• [Set exercise]: Type out the data exactly as given. Skip any image.

• [Material]:

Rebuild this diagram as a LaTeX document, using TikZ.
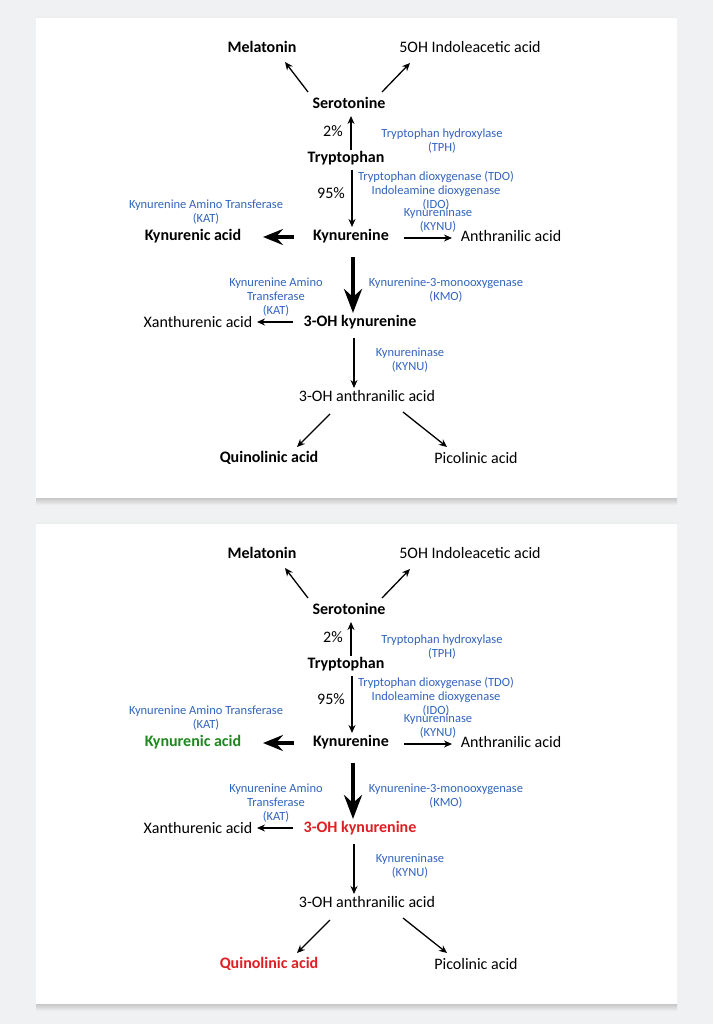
\documentclass[tikz,border=0pt]{standalone}
\usepackage{fontspec}
\setmainfont{Carlito}
\usetikzlibrary{arrows.meta,calc}
\definecolor{bg}{HTML}{F0F1F3}
\definecolor{enz}{RGB}{50,100,190}
\definecolor{kgreen}{RGB}{30,135,30}
\definecolor{kred}{RGB}{225,30,35}
\tikzset{
 met/.style={font=\fontsize{16}{18}\selectfont, inner sep=0pt, anchor=center},
 metb/.style={inner sep=0pt, anchor=center, font=\fontsize{16}{18}\selectfont\bfseries},
 enzy/.style={font=\fontsize{12.5}{14.2}\selectfont, text=enz, align=center, inner sep=0pt},
 arr/.style={-{Stealth[length=8pt,width=7pt]}, line width=1.3pt},
 bigarrh/.style={-{Stealth[length=20pt,width=16pt,inset=7pt]}, line width=4pt},
 bigarrv/.style={-{Stealth[length=24pt,width=18pt,inset=8pt]}, line width=4pt},
 panel/.style={fill=white},
}
\newcommand\pathway[4]{%
 \node[metb] (#1mel) at (262,47) {Melatonin};
 \node[met] (#1oh5) at (470,47) {5OH Indoleacetic acid};
 \node[metb] (#1sero) at (349,103) {Serotonine};
 \node[met] (#1p2) at (333,131) {2\%};
 \node[enzy] (#1tph) at (442,141) {Tryptophan hydroxylase\\(TPH)};
 \node[metb] (#1tryp) at (346,158) {Tryptophan};
 \node[met] (#1p95) at (331,193) {95\%};
 \node[enzy] (#1tdo) at (436,191) {Tryptophan dioxygenase (TDO)\\Indoleamine dioxygenase\\(IDO)};
 \node[enzy] (#1kat) at (206,212) {Kynurenine Amino Transferase\\(KAT)};
 \node[enzy] (#1kynu) at (438,220) {Kynureninase\\(KYNU)};
 \node[metb, text=#2] (#1kyna) at (193,236) {Kynurenic acid};
 \node[metb] (#1kyn) at (351,236) {Kynurenine};
 \node[met] (#1anth) at (511,236) {Anthranilic acid};
 \node[enzy] (#1katb) at (276,297) {Kynurenine Amino\\Transferase\\(KAT)};
 \node[enzy] (#1kmo) at (446,290) {Kynurenine-3-monooxygenase\\(KMO)};
 \node[met] (#1xan) at (198,322) {Xanthurenic acid};
 \node[metb, text=#3] (#1ohk) at (360,322) {3-OH kynurenine};
 \node[enzy] (#1kynub) at (410,360) {Kynureninase\\(KYNU)};
 \node[met] (#1oha) at (367,396) {3-OH anthranilic acid};
 \node[metb, text=#4] (#1quin) at (269,458) {Quinolinic acid};
 \node[met] (#1pic) at (476,458) {Picolinic acid};
 \draw[arr] ($(#1sero)+(-41,-11)$) -- ($(#1mel)+(23,15)$);
 \draw[arr] ($(#1sero)+(33,-11)$) -- ($(#1oh5)+(-60,16)$);
 \draw[arr] ($(#1tryp)+(5,-8)$) -- ($(#1sero)+(2,13)$);
 \draw[arr] ($(#1tryp)+(6,12)$) -- ($(#1kyn)+(1,-9)$);
 \draw[bigarrh] ($(#1kyn)+(-57,1)$) -- ($(#1kyna)+(70,1)$);
 \draw[arr] ($(#1kyn)+(53,2)$) -- ($(#1anth)+(-59,2)$);
 \draw[bigarrv] ($(#1kyn)+(2,21)$) -- ($(#1ohk)+(-7,-9)$);
 \draw[arr] ($(#1ohk)+(-67,0)$) -- ($(#1xan)+(59,0)$);
 \draw[arr] ($(#1ohk)+(-6,16)$) -- ($(#1oha)+(-13,-8)$);
 \draw[arr] ($(#1oha)+(-37,18)$) -- ($(#1quin)+(28,-11)$);
 \draw[arr] ($(#1oha)+(36,16)$) -- ($(#1pic)+(-29,-11)$);
}
\begin{document}
\begin{tikzpicture}[x=1pt,y=-1pt]
 \useasboundingbox (0,0) rectangle (713,1024);
 \fill[bg] (0,0) rectangle (713,1024);
 \fill[top color=black!22, bottom color=bg] (36,498) rectangle (677,505);
 \fill[top color=black!22, bottom color=bg] (36,1004) rectangle (677,1011);
 \fill[top color=bg, bottom color=black!8] (36,15) rectangle (677,18);
 \fill[top color=bg, bottom color=black!8] (36,521) rectangle (677,524);
 \fill[panel] (36,18) rectangle (677,498);
 \fill[panel] (36,524) rectangle (677,1004);
 \pathway{a}{black}{black}{black}
 \begin{scope}[yshift=-506pt]
  \pathway{b}{kgreen}{kred}{kred}
 \end{scope}
\end{tikzpicture}
\end{document}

• [Final answer]:
Rebuild this diagram as a LaTeX document, using TikZ.
\documentclass[tikz,border=0pt]{standalone}
\usepackage{fontspec}
\setmainfont{Carlito}
\usetikzlibrary{arrows.meta,calc}
\definecolor{bg}{HTML}{F0F1F3}
\definecolor{enz}{RGB}{50,100,190}
\definecolor{kgreen}{RGB}{30,135,30}
\definecolor{kred}{RGB}{225,30,35}
\tikzset{
 met/.style={font=\fontsize{16}{18}\selectfont, inner sep=0pt, anchor=center},
 metb/.style={inner sep=0pt, anchor=center, font=\fontsize{16}{18}\selectfont\bfseries},
 enzy/.style={font=\fontsize{12.5}{14.2}\selectfont, text=enz, align=center, inner sep=0pt},
 arr/.style={-{Stealth[length=8pt,width=7pt]}, line width=1.3pt},
 bigarrh/.style={-{Stealth[length=20pt,width=16pt,inset=7pt]}, line width=4pt},
 bigarrv/.style={-{Stealth[length=24pt,width=18pt,inset=8pt]}, line width=4pt},
 panel/.style={fill=white},
}
\newcommand\pathway[4]{%
 \node[metb] (#1mel) at (262,47) {Melatonin};
 \node[met] (#1oh5) at (470,47) {5OH Indoleacetic acid};
 \node[metb] (#1sero) at (349,103) {Serotonine};
 \node[met] (#1p2) at (333,131) {2\%};
 \node[enzy] (#1tph) at (442,141) {Tryptophan hydroxylase\\(TPH)};
 \node[metb] (#1tryp) at (346,158) {Tryptophan};
 \node[met] (#1p95) at (331,193) {95\%};
 \node[enzy] (#1tdo) at (436,191) {Tryptophan dioxygenase (TDO)\\Indoleamine dioxygenase\\(IDO)};
 \node[enzy] (#1kat) at (206,212) {Kynurenine Amino Transferase\\(KAT)};
 \node[enzy] (#1kynu) at (438,220) {Kynureninase\\(KYNU)};
 \node[metb, text=#2] (#1kyna) at (193,236) {Kynurenic acid};
 \node[metb] (#1kyn) at (351,236) {Kynurenine};
 \node[met] (#1anth) at (511,236) {Anthranilic acid};
 \node[enzy] (#1katb) at (276,297) {Kynurenine Amino\\Transferase\\(KAT)};
 \node[enzy] (#1kmo) at (446,290) {Kynurenine-3-monooxygenase\\(KMO)};
 \node[met] (#1xan) at (198,322) {Xanthurenic acid};
 \node[metb, text=#3] (#1ohk) at (360,322) {3-OH kynurenine};
 \node[enzy] (#1kynub) at (410,360) {Kynureninase\\(KYNU)};
 \node[met] (#1oha) at (367,396) {3-OH anthranilic acid};
 \node[metb, text=#4] (#1quin) at (269,458) {Quinolinic acid};
 \node[met] (#1pic) at (476,458) {Picolinic acid};
 \draw[arr] ($(#1sero)+(-41,-11)$) -- ($(#1mel)+(23,15)$);
 \draw[arr] ($(#1sero)+(33,-11)$) -- ($(#1oh5)+(-60,16)$);
 \draw[arr] ($(#1tryp)+(5,-8)$) -- ($(#1sero)+(2,13)$);
 \draw[arr] ($(#1tryp)+(6,12)$) -- ($(#1kyn)+(1,-9)$);
 \draw[bigarrh] ($(#1kyn)+(-57,1)$) -- ($(#1kyna)+(70,1)$);
 \draw[arr] ($(#1kyn)+(53,2)$) -- ($(#1anth)+(-59,2)$);
 \draw[bigarrv] ($(#1kyn)+(2,21)$) -- ($(#1ohk)+(-7,-9)$);
 \draw[arr] ($(#1ohk)+(-67,0)$) -- ($(#1xan)+(59,0)$);
 \draw[arr] ($(#1ohk)+(-6,16)$) -- ($(#1oha)+(-13,-8)$);
 \draw[arr] ($(#1oha)+(-37,18)$) -- ($(#1quin)+(28,-11)$);
 \draw[arr] ($(#1oha)+(36,16)$) -- ($(#1pic)+(-29,-11)$);
}
\begin{document}
\begin{tikzpicture}[x=1pt,y=-1pt]
 \useasboundingbox (0,0) rectangle (713,1024);
 \fill[bg] (0,0) rectangle (713,1024);
 \fill[top color=black!22, bottom color=bg] (36,498) rectangle (677,505);
 \fill[top color=black!22, bottom color=bg] (36,1004) rectangle (677,1011);
 \fill[top color=bg, bottom color=black!8] (36,15) rectangle (677,18);
 \fill[top color=bg, bottom color=black!8] (36,521) rectangle (677,524);
 \fill[panel] (36,18) rectangle (677,498);
 \fill[panel] (36,524) rectangle (677,1004);
 \pathway{a}{black}{black}{black}
 \begin{scope}[yshift=-506pt]
  \pathway{b}{kgreen}{kred}{kred}
 \end{scope}
\end{tikzpicture}
\end{document}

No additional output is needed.